Per poi proseguire dicendo: “Nel corso di questo processo abbiamo ricevuto feedback da numerose parti interessate, inclusi regolatori come l’Autorità per la concorrenza e i mercati del Regno Unito (CMA) e l’Information Commissioner’s Office del Regno Unito (ICO), publisher, sviluppatori web ed enti di normazione, società civile e attori appartenenti al settore pubblicitario” dando un panorama sui lori primari interlocutori. Ma dai riscontri ricevuti è emerso che occorre, come dichiara il VP Chavez, “…creare soluzioni che mirano a supportare un mercato competitivo e fiorente per publisher e inserzionisti, e a incoraggiare l’adozione di tecnologie che migliorino la privacy”.

Di qui, si intravedono i “nuovi percorsi”, spiegandone i razionali.

Ancora, è importante notare come daiprimi test condotti da società di tecnologia pubblicitaria, tra cui Google” è emerso che “le API Privacy Sandbox hanno il potenziale per raggiungere questi risultati” non potendo prevedere altro se non miglioramenti nel tempo con un significativo aumento, in termini di adozione nel settore.

Certo, il tutto richiederà, aggiunge Chavez, un grosso lavoro da parte di tanti e “…avrà un impatto su publisher, inserzionisti e tutti coloro che sono coinvolti nella pubblicità digitale”.

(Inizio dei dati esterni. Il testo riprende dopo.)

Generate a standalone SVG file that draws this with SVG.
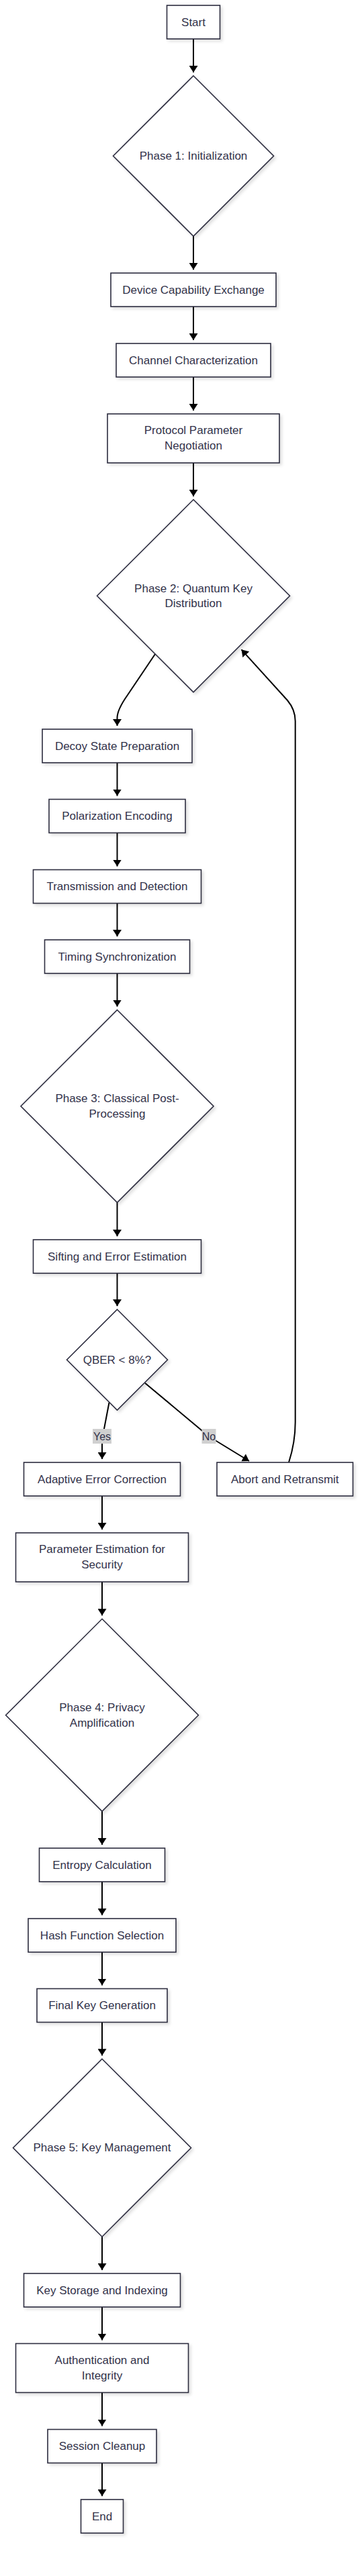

La soluzione: approccio aggiornato nel far scegliere

Sulla base delle considerazioni sopra esposte, Chavez prosegue, affermando che “proponiamo un approccio aggiornato” che consiste nel consentire alle persone di scegliere, ma anziché “eliminare i cookie di terze parti, prevediamo di introdurre una nuova esperienza in Chrome che consenta agli utenti di fare una scelta informata che si applichi a tutta la loro navigazione sul web”.

Non una scelta immutabile, anzi: puntano a un’opzione modificabile in qualunque momento e a semplice piacimento. Insomma, con la stessa filosofia del “consenso”, in qualche modo, se ci pensiamo: tanto agilmente lo presto, quanto così lo revoco.

Privacy al centro

Il VP Chavez, tuttavia, non si preoccupa soltanto di comunicare una scelta (aziendale) di campo importante, ma tiene anche a precisare che “gli sviluppatori dispongono di alternative adatte a preservare la privacy”.

Di qui, la vision che si traduce nella politica aziendale di aumentare “controlli sulla privacy aggiuntivi” con la previsione di “introdurre la protezione IP nella modalità di navigazione in incognito di Chrome” onde evitare in assoluto qualsiasi forma di tracciamento dell’utente.

Cookie di terze parti: cosa non ha funzionato e cosa accadrà

Lo stop al tentativo di voler progressivamente eliminare i cookie di terze parti sul web, da parte della big tech, scatena evidentemente le prime voci critiche, a maggior ragione a fronte di una situazione nella quale gli stessi competitor come Apple/Safari e Mozilla/Firefox già da anni (2020) non supportano più cookie di terze parti, introducendo protezioni avanzate di tracciamento e, peraltro, non solo quelle.

Non c’è dunque da stupirsi che la Competition and Markets Authority – CMA del Regno Unito stia monitorando attentamente i cambiamenti apportati da Google, con “la logica conseguenza che vede l’introduzione di un prompt [comando] di scelta utente, che consenta agli utenti di scegliere se conservare i cookie di terze parti“.

Da ultimo, proviamo a ipotizzare qualche scenario futuro, partendo proprio dal presupposto che la CMA del Regno Unito, come ha già annunciato, non pubblicherà il suo aggiornamento trimestrale sulla conformità di Google.

Ecco perché detta Autorità è chiamata a valutare attentamente il nuovo (annunciato) approccio di Google alla “Privacy Sandbox”, e dovrà lavorare gomito a gomito con l’Autorità Garante privacy inglese l’Information Commissioner’s Office – meglio nota come ICO, su questi fronti.

Se il prossimo futuro è dunque già tratteggiato, è ancora tutto da riempire. Monitoriamo il prosieguo, sarà fondamentale.